Relatively recently, Todd Litman of the Victoria Transport Policy Institute (yes, they’re Canadian), released a study entitled Evaluating Rail Transit Criticism (PDF, 40 pg.) which challenges the assertions of such transit naysayers as Randal O’Toole, Wendell Cox et al.

Litman brings up a few good points about the light rail v. automobile debate. I was particularly impressed with his discussion about the cost of light rail. Conceding that light rail does pose a huge start up cost (which sometimes can extend for quite some time), Litman points out that when one compares this cost to the automobile, sometimes we fail to add on vehicle expenses, congestion impacts, parking, and pollution emissions. I’m not totally convinced that the cost of rail, including subsidies, is really less than these costs combined, but I’m willing to check the numbers.

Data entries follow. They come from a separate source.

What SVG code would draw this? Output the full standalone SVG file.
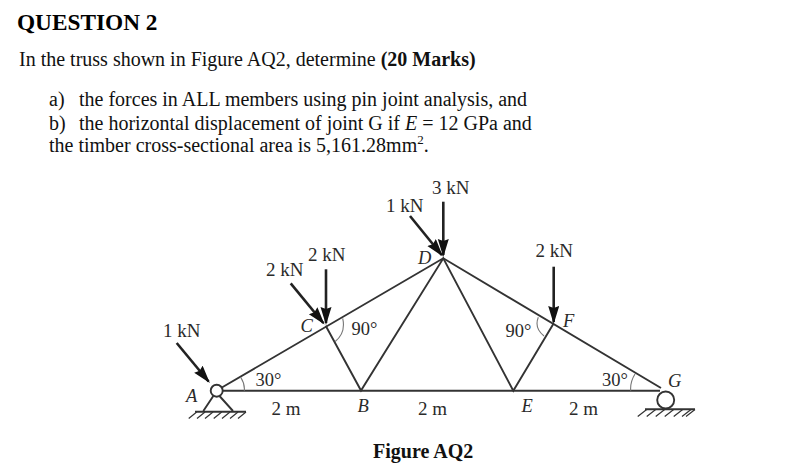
<svg xmlns="http://www.w3.org/2000/svg" width="793" height="466" viewBox="0 0 793 466">
<style>
text{font-family:"Liberation Serif","Times New Roman",serif;fill:#111}
.t{font-size:20px}
.h{font-size:23.3px;font-weight:700;fill:#000}
.l{font-size:19px;fill:#2a2a2a}
.d{font-size:18.5px;fill:#2a2a2a}
.i{font-size:18.5px;font-style:italic;fill:#2a2a2a}
.m{fill:none;stroke:#333;stroke-width:1.9}
.a{fill:none;stroke:#777;stroke-width:1.1}
.f{stroke:#222;stroke-width:2.6;fill:none;marker-end:url(#ah)}
.g{stroke:#333;stroke-width:1.2;fill:none}
</style>
<defs>
<marker id="ah" markerUnits="userSpaceOnUse" markerWidth="22" markerHeight="12" refX="16" refY="5.5" orient="auto"><path d="M0 0L18 5.5L0 11L2 5.5Z" fill="#111"/></marker>
</defs>
<rect width="793" height="466" fill="#fff"/>
<g id="question">
<text class="h" x="17" y="30">QUESTION 2</text>
<text class="t" x="19" y="66">In the truss shown in Figure AQ2, determine <tspan font-weight="700">(20 Marks)</tspan></text>
<text class="t" x="49" y="106">a)</text><text class="t" x="79" y="106">the forces in ALL members using pin joint analysis, and</text>
<text class="t" x="49" y="130">b)</text><text class="t" x="79" y="130">the horizontal displacement of joint G if <tspan font-style="italic">E</tspan> = 12 GPa and</text>
<text class="t" x="49" y="152">the timber cross-sectional area is 5,161.28mm<tspan font-size="13" dy="-8">2</tspan><tspan dy="8">.</tspan></text>
</g>
<g id="connectors">
<path class="m" d="M222 390.8H660"/>
<path class="m" d="M221 388L443.3 258.3L661 388"/>
<path class="m" d="M325.7 325.7L361 390.5L443.3 258.3L513.3 390.7L553.3 324"/>
<path class="a" d="M240.7 377.3Q245 384 244.3 390.7M342.7 318.3Q346 333 335 341.7M538.3 317.3Q534 328 544 336M635 374Q630 382 630.7 390.7"/>
<path class="f" d="M176.7 343L208.6 381.5"/>
<path class="f" d="M290.7 283.3L323.3 323"/>
<path class="f" d="M326 269.3V323"/>
<path class="f" d="M410 216L441.7 255"/>
<path class="f" d="M443.3 201.7V255"/>
<path class="f" d="M553.7 266.7V322"/>
</g>
<g id="node-A">
<path class="m" d="M213.3 396L203.3 411M219.5 396L233 411"/>
<circle cx="216.7" cy="390.7" r="6" fill="#fff" stroke="#333" stroke-width="1.9"/>
<path class="m" d="M195 411.7H246"/>
<path class="g" d="M196.7 412l-8 6.5M205 412l-8 6.5M213 412l-8 6.5M221.7 412l-8 6.5M230 412l-8 6.5M238 412l-8 6.5M246 412l-8 6.5"/>
<text class="i" x="186" y="402">A</text>
</g>
<g id="node-B"><text class="i" x="357.5" y="412">B</text></g>
<g id="node-C"><text class="i" x="300.5" y="332">C</text></g>
<g id="node-D"><text class="i" x="418" y="264">D</text></g>
<g id="node-E"><text class="i" x="521.5" y="412.3">E</text></g>
<g id="node-F"><text class="i" x="563" y="326.5">F</text></g>
<g id="node-G">
<circle cx="665.7" cy="400" r="8.5" fill="#fff" stroke="#333" stroke-width="1.9"/>
<path class="m" d="M645 409.3H695"/>
<path class="g" d="M646.7 409.5l-9 7M655.7 409.5l-9 7M664.7 409.5l-9 7M673.7 409.5l-9 7M682.7 409.5l-9 7M691 409.5l-9 7M695 409.5l-9 7"/>
<text class="i" x="668" y="386.5">G</text>
</g>
<g id="labels">
<text class="l" x="163" y="337">1 kN</text>
<text class="l" x="266" y="276">2 kN</text>
<text class="l" x="308" y="260.5">2 kN</text>
<text class="l" x="386" y="211.5">1 kN</text>
<text class="l" x="432" y="194">3 kN</text>
<text class="l" x="535.5" y="256.5">2 kN</text>
<text class="d" x="351.5" y="334.5">90°</text>
<text class="d" x="505.5" y="336.5">90°</text>
<text class="d" x="255.5" y="385.5">30°</text>
<text class="d" x="602" y="386">30°</text>
<text class="l" x="271.5" y="415">2 m</text>
<text class="l" x="418" y="415">2 m</text>
<text class="l" x="569" y="415">2 m</text>
<text class="t" x="373" y="458" font-weight="700">Figure AQ2</text>
</g>
</svg>
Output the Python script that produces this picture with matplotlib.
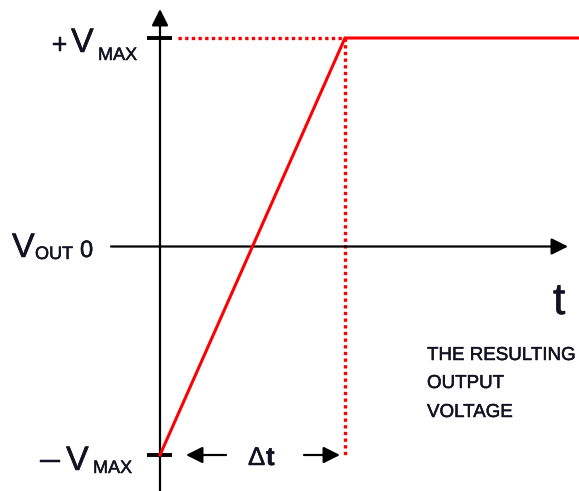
import matplotlib
matplotlib.use("Agg")
import matplotlib.pyplot as plt
import matplotlib.patheffects as pe

plt.rcParams['font.family'] = ['Liberation Sans', 'DejaVu Sans']

# ---- data (time in units of delta-t, voltage in units of V_MAX) ----
ramp_t = [0.0, 1.0, 2.27]
ramp_v = [-1.0, 1.0, 1.0]
dotted_h_t = [0.097, 1.0]
dotted_h_v = [1.0, 1.0]
dotted_v_t = [1.0, 1.0]
dotted_v_v = [1.0, -1.0]
tick_levels = [1.0, -1.0]

W, H = 579, 491
fig = plt.figure(figsize=(W / 100, H / 100), dpi=100)
ax = fig.add_axes([0, 0, 1, 1])
ax.axis('off')

# pixel geometry of the original
x0, xs = 160.0, 185.0       # t=0 pixel, px per unit t
y0, ys = 246.5, 208.5       # V=0 pixel, px per unit V
ax.set_xlim(-x0 / xs, (W - x0) / xs)
ax.set_ylim((y0 - H) / ys, y0 / ys)

def tx(px):
    return (px - x0) / xs

def vy(py):
    return (y0 - py) / ys

TXT = '#121222'
ARW = dict(arrowstyle='-|>,head_length=1.0,head_width=0.5',
           mutation_scale=10, lw=1.6, color='black', shrinkA=0, shrinkB=0)

# axes with arrowheads
ax.annotate('', xy=(0, vy(9)), xytext=(0, vy(495)), arrowprops=ARW)
ax.annotate('', xy=(tx(568), 0), xytext=(tx(111), 0), arrowprops=ARW)

# tick marks at +/- Vmax
for lv in tick_levels:
    ax.plot([tx(147), tx(172)], [lv, lv], color='black', lw=2.8,
            solid_capstyle='butt', zorder=3)

# red dotted guides
ax.plot(dotted_h_t, dotted_h_v, color='#ff0000', lw=2.4,
        linestyle=(0, (1, 1)), dash_capstyle='butt', zorder=2)
ax.plot(dotted_v_t, dotted_v_v, color='#ff0000', lw=2.4,
        linestyle=(0, (1, 1)), dash_capstyle='butt', zorder=2)

# red ramp output
ax.plot(ramp_t, ramp_v, color='#ff0000', lw=2.2, solid_joinstyle='miter',
        zorder=4)

# delta-t arrows
ax.annotate('', xy=(tx(186), -1), xytext=(tx(226), -1), arrowprops=ARW)
ax.annotate('', xy=(tx(340), -1), xytext=(tx(304), -1), arrowprops=ARW)

STROKE = [pe.withStroke(linewidth=0.35, foreground=TXT)]

def ptext(x, y, s, size, ha='left', va='baseline', **kw):
    fig.text(x / W, 1 - y / H, s, fontsize=size, ha=ha, va=va, color=TXT,
             path_effects=STROKE, **kw)

# +V_MAX
ptext(51.5, 53, '+', 20)
ptext(71, 52, 'V', 24.5)
ptext(98, 60, 'MAX', 13)
# V_OUT 0
ptext(12, 257, 'V', 24.5)
ptext(35, 259, 'OUT', 13)
ptext(80, 257, '0', 17)
# -V_MAX
ptext(40, 470, '\u2013', 26)
ptext(66, 470, 'V', 24.5)
ptext(93, 473, 'MAX', 13)
# delta t
ptext(248, 465, '\u0394', 18.5)
ptext(266, 465, 't', 18.5, fontweight='bold')
# t axis label
ptext(553, 314, 't', 32)
# note
ptext(427, 360, 'THE RESULTING', 13.5)
ptext(427, 388, 'OUTPUT', 13.5)
ptext(427, 417, 'VOLTAGE', 13.5)

fig.savefig('out.png', dpi=100)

In one of the best lines in the study, Litman says that we won’t be able to truly compare rail to the automobile until we put the proper price tag on automobile usage.

Like most economists, I agree that the optimal solution to many transportation problems is more efficient pricing of travel. With such a system, motorists would pay directly for using roads and parking facilities, and for imposing external costs such as congestion, accident risk and pollution damages on other people.

Bravo.

But, although Litman’s study does offer some good points to ponder, ultimately the study falls into the same Sarlac pit of dispair that all transit supporters eventually fail to notice. For light rail to succeed, a city must buy into the ideas of smart growth, high density urban planning. And even then, light rail, as Litman points out, only really helps during high-congestion periods.

Here’s what amounts to Litman’s concession of the point:

Light rail requires a minimum density of 9 residential units per acre, a standard that can be met with a combination of single-family housing (4-8 units per acre) and low-rise apartments (25-50 units per acre).

Thus, if we only create the urban density problem, we can then move to transit to fix it.